With my 10th vintage of Tessier, I wanted to re-examine the wine label and give it a fresh, new look. For the original label, I chose a snapshot of yeast cells under a microscope, adding a figure line off to the side to indicate the vintage number. The back of the bottle displays a Louis Pasteur quote that still resonates with me; “Science is art”. I still love that label, but now, ten years later, it doesn’t accurately reflect me or my wine.
Starting out, in 2009, I was still shedding my old life as a scientist. Full of self-doubt, and nervous about messing up my wine, I tried to control every element of winemaking. If it’s one thing I’ve learned with working with Mother Nature; you can’t control everything. You must be flexible and open to change. With each vintage, I gained confidence by seeing how the grapes behaved during fermentation and in barrel. I increased my knowledge by making wine with, and for, other people. I discovered new grapes, obtained new perspectives by travelling to wine regions, befriended other winemakers, and tasted as many wines as I could to keep my palate evolving.

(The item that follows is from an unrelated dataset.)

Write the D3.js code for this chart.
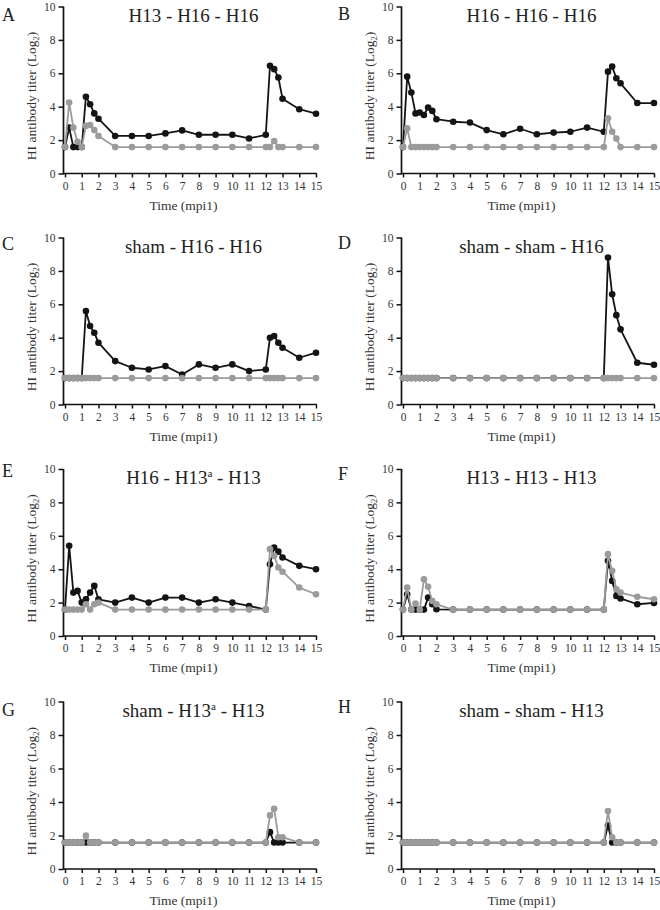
<!DOCTYPE html>
<html><head><meta charset="utf-8">
<script src="https://cdn.jsdelivr.net/npm/d3@7"></script>
<style>body{margin:0;background:#fff} svg{display:block}</style>
</head><body>
<svg id="chart" width="660" height="910"></svg>
<script>
// ---- data ----
const times = [0,0.25,0.5,0.75,1,1.25,1.5,1.75,2,3,4,5,6,7,8,9,10,11,12,12.25,12.5,12.75,13,14,15];
const xTickValues = [0,1,2,3,4,5,6,7,8,9,10,11,12,13,14,15];
const yTickValues = [0,2,4,6,8,10];
const panelLetters = ["A","B","C","D","E","F","G","H"];
const panelTitles = ["H13 - H16 - H16","H16 - H16 - H16","sham - H16 - H16","sham - sham - H16",
                     "H16 - H13^a - H13","H13 - H13 - H13","sham - H13^a - H13","sham - sham - H13"];

const blackA = [1.58,2.75,1.58,1.58,1.58,4.6,4.15,3.6,3.28, 2.25,2.25,2.25,2.4,2.58,2.32,2.32,2.32,2.1,2.32, 6.45,6.25,5.75,4.48, 3.85,3.58];
const grayA  = [1.58,4.25,2.75,1.9,1.58,2.85,2.9,2.6,2.25, 1.58,1.58,1.58,1.58,1.58,1.58,1.58,1.58,1.58,1.58, 1.58,1.95,1.58,1.58, 1.58,1.58];
const blackB = [1.58,5.8,4.85,3.6,3.65,3.5,3.95,3.75,3.25, 3.1,3.05,2.6,2.35,2.68,2.35,2.45,2.5,2.75,2.5, 6.1,6.4,5.7,5.4, 4.22,4.22];
const grayB  = [1.58,2.7,1.58,1.58,1.58,1.58,1.58,1.58,1.58, 1.58,1.58,1.58,1.58,1.58,1.58,1.58,1.58,1.58,1.58, 3.3,2.5,2.1,1.58, 1.58,1.58];
const blackC = [1.58,1.58,1.58,1.58,1.58,5.6,4.7,4.3,3.7, 2.6,2.2,2.1,2.3,1.8,2.4,2.2,2.4,2.0,2.1, 4.0,4.1,3.7,3.4, 2.8,3.1];
const grayC  = [1.58,1.58,1.58,1.58,1.58,1.58,1.58,1.58,1.58, 1.58,1.58,1.58,1.58,1.58,1.58,1.58,1.58,1.58,1.58, 1.58,1.58,1.58,1.58, 1.58,1.58];
const blackD = [1.58,1.58,1.58,1.58,1.58,1.58,1.58,1.58,1.58, 1.58,1.58,1.58,1.58,1.58,1.58,1.58,1.58,1.58,1.58, 8.8,6.6,5.35,4.5, 2.5,2.38];
const grayD  = [1.58,1.58,1.58,1.58,1.58,1.58,1.58,1.58,1.58, 1.58,1.58,1.58,1.58,1.58,1.58,1.58,1.58,1.58,1.58, 1.58,1.58,1.58,1.58, 1.58,1.58];
const blackE = [1.58,5.4,2.6,2.7,2.0,2.2,2.6,3.0,2.2, 2.0,2.3,2.0,2.3,2.3,2.0,2.2,2.0,1.8,1.58, 4.3,5.3,5.05,4.7, 4.2,4.0];
const grayE  = [1.58,1.58,1.58,1.58,1.58,1.9,1.58,1.9,2.0, 1.58,1.58,1.58,1.58,1.58,1.58,1.58,1.58,1.58,1.58, 5.2,4.8,4.1,3.85, 2.9,2.5];
const blackF = [1.58,2.5,1.58,1.58,1.58,1.58,2.3,1.9,1.6, 1.58,1.58,1.58,1.58,1.58,1.58,1.58,1.58,1.58,1.58, 4.5,3.3,2.4,2.25, 1.9,1.98];
const grayF  = [1.58,2.9,1.58,1.95,1.58,3.4,2.95,2.1,1.9, 1.58,1.58,1.58,1.58,1.58,1.58,1.58,1.58,1.58,1.58, 4.9,3.9,2.8,2.6, 2.35,2.2];
const blackG = [1.58,1.58,1.58,1.58,1.58,1.58,1.58,1.58,1.58, 1.58,1.58,1.58,1.58,1.58,1.58,1.58,1.58,1.58,1.58, 2.2,1.58,1.58,1.58, 1.58,1.58];
const grayG  = [1.58,1.58,1.58,1.58,1.58,2.0,1.58,1.58,1.58, 1.58,1.58,1.58,1.58,1.58,1.58,1.58,1.58,1.58,1.58, 3.2,3.6,1.9,1.9, 1.58,1.58];
const blackH = [1.58,1.58,1.58,1.58,1.58,1.58,1.58,1.58,1.58, 1.58,1.58,1.58,1.58,1.58,1.58,1.58,1.58,1.58,1.58, 2.6,1.58,1.58,1.58, 1.58,1.58];
const grayH  = [1.58,1.58,1.58,1.58,1.58,1.58,1.58,1.58,1.58, 1.58,1.58,1.58,1.58,1.58,1.58,1.58,1.58,1.58,1.58, 3.46,1.9,1.58,1.58, 1.58,1.58];

const blackSeries = [blackA,blackB,blackC,blackD,blackE,blackF,blackG,blackH];
const graySeries  = [grayA,grayB,grayC,grayD,grayE,grayF,grayG,grayH];

// ---- layout ----
const colX0 = [65, 403];
const plotW = 251;
const rowTop = [6.5, 237.5, 469, 701.5];
const rowBottom = [173.5, 404.5, 636, 869];
const letterPos = [[2,21],[338,20],[2,250],[338,249],[2,477],[338,480],[2,716],[338,713]];
const FONT = "'Liberation Serif','Times New Roman',serif";
const BLACK = "#141414", GRAY = "#9b9b9b";

const svg = d3.select("#chart");

panelTitles.forEach((title, i) => {
  const col = i % 2, row = Math.floor(i / 2);
  const x = d3.scaleLinear().domain([0, 15]).range([colX0[col], colX0[col] + plotW]);
  const y = d3.scaleLinear().domain([0, 10]).range([rowBottom[row], rowTop[row]]);
  const g = svg.append("g");
  const axisX = colX0[col] - 1.5;

  // y axis
  const ya = g.append("g").attr("transform", `translate(${axisX},0)`)
    .call(d3.axisLeft(y).tickValues(yTickValues).tickSize(5).tickPadding(3).tickFormat(d3.format("d")));
  // x axis
  const xa = g.append("g").attr("transform", `translate(0,${rowBottom[row]})`)
    .call(d3.axisBottom(x).tickValues(xTickValues).tickSize(4).tickPadding(4).tickFormat(d3.format("d")));
  [ya, xa].forEach(a => {
    a.select(".domain").remove();
    a.selectAll(".tick line").attr("stroke", "#111").attr("stroke-width", 1.5);
    a.selectAll("text").attr("font-family", FONT).attr("font-size", 11.5).attr("fill", "#333");
  });
  g.append("line").attr("x1", axisX).attr("x2", axisX).attr("y1", y(10)).attr("y2", y(0) + 0.8)
    .attr("stroke", "#111").attr("stroke-width", 1.7);
  g.append("line").attr("x1", axisX).attr("x2", x(15) + 0.8).attr("y1", y(0)).attr("y2", y(0))
    .attr("stroke", "#111").attr("stroke-width", 1.7);

  // series
  const line = d3.line().x((d, k) => x(times[k])).y(d => y(d));
  [[blackSeries[i], BLACK], [graySeries[i], GRAY]].forEach(([vals, c]) => {
    g.append("path").datum(vals).attr("d", line).attr("fill", "none")
      .attr("stroke", c).attr("stroke-width", 1.8).attr("stroke-linejoin", "round");
    g.append("g").selectAll("circle").data(vals).join("circle")
      .attr("cx", (d, k) => x(times[k])).attr("cy", d => y(d)).attr("r", 3.3).attr("fill", c);
  });

  // title
  const parts = title.split("^");
  const t = g.append("text").attr("x", (x(0) + x(15)) / 2 + 3).attr("y", rowTop[row] + 15)
    .attr("text-anchor", "middle").attr("font-family", FONT).attr("font-size", 19).attr("fill", "#222");
  if (parts.length === 1) t.text(title);
  else {
    t.append("tspan").text(parts[0]);
    t.append("tspan").attr("dy", -7).attr("font-size", 11).text(parts[1][0]);
    t.append("tspan").attr("dy", 7).text(parts[1].slice(1));
  }
  // letter
  g.append("text").attr("x", letterPos[i][0]).attr("y", letterPos[i][1])
    .attr("font-family", FONT).attr("font-size", 18).attr("fill", "#222").text(panelLetters[i]);
  // y label
  const yl = g.append("text")
    .attr("transform", `translate(${colX0[col] - 29},${(rowTop[row] + rowBottom[row]) / 2 + 6}) rotate(-90)`)
    .attr("text-anchor", "middle").attr("font-family", FONT).attr("font-size", 13.5).attr("fill", "#333");
  yl.append("tspan").text("HI antibody titer (Log");
  yl.append("tspan").attr("dy", 3).attr("font-size", 8.5).text("2");
  yl.append("tspan").attr("dy", -3).text(")");
  // x label
  g.append("text").attr("x", (x(0) + x(15)) / 2 - 7).attr("y", rowBottom[row] + 36)
    .attr("text-anchor", "middle").attr("font-family", FONT).attr("font-size", 13.5).attr("fill", "#333")
    .text("Time (mpi1)");
});
</script>
</body></html>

Ten years later, I feel like I’ve hit my stride, found my inner-self and unique winemaking style. I have a voice, and I’m proud of what I say through my Tessier wines. I continue to be influenced and impressed by French natural winemakers and the quest for true expression of Terroir, it’s my goal to make wines that speak of the place where they are grown by the most natural and gentle winemaking I can offer.
The concept of “Science as Art” is still a guiding factor, but as I have loosened the grip on over-arching control, I interpret that quote in a more creative way. As a practicing microbiologist and research scientist, I saw many cool images that I thought would be great as stand-alone art prints, and I wanted to incorporate that into my label art. I scouted for microscopic science images and emailed some scientists but came up empty-handed until I stumbled upon Science Photo Library (SPL), the world’s leading source of science and medicine images. One particular image spoke to me immediately; a super-cool, globular, alien-like design which turned out to be a scanning electron microscope image of Clary sage (Salvia sclarea) leaf secreting oil.
WHY CLARY SAGE?
Clary sage is a flowering herb that’s native to the Mediterranean Basin and is used in stress reduction (aromatherapy), is a natural antidepressant, has antimicrobial properties, and can be used for the alleviation of menopausal symptoms and reducing menstrual cramps. Sage was held sacred by the Romans as a healing plant. It was an old belief that sage grew most vigorously in gardens where the household was ruled by a woman. Business was believed to flourish where sage thrived. In the Middle Ages sage was believed to auger prosperity. As a proud female winemaker, this image embodies a history of feminine strength, aromatics, overcoming obstacles, endurance, and the aspiration of stress-free life.
The new design is a one-piece wrap label. It displays additional information; harvest date, brix (measure of sugar) at harvest, and pH (measure of acidity) of the final wine. Although not legally required, transparency with my customers is important to me, and I know that I like to have that information when I drink wine. The certified vegan logo reassures that I don’t fine the wine, which can use proteins (eggs, milk or gelatin) to bind suspended particles in the wine.
Did you know:
Since 2015, Tessier wines are natively fermented.
Since 2016 no fining and minimal filtering are done in the wines.
As of 2019 all of the vineyards I work with are sustainable and are either organic or tending towards organic with no roundup in the vineyards.
Many of you have been with me from the beginning of this amazing journey. I am so grateful for your support. It has truly enabled me to blossom. For those of you who are new friends, welcome to Team Tessier! I hope to see you all at my extravaganza Release Party on October 27th.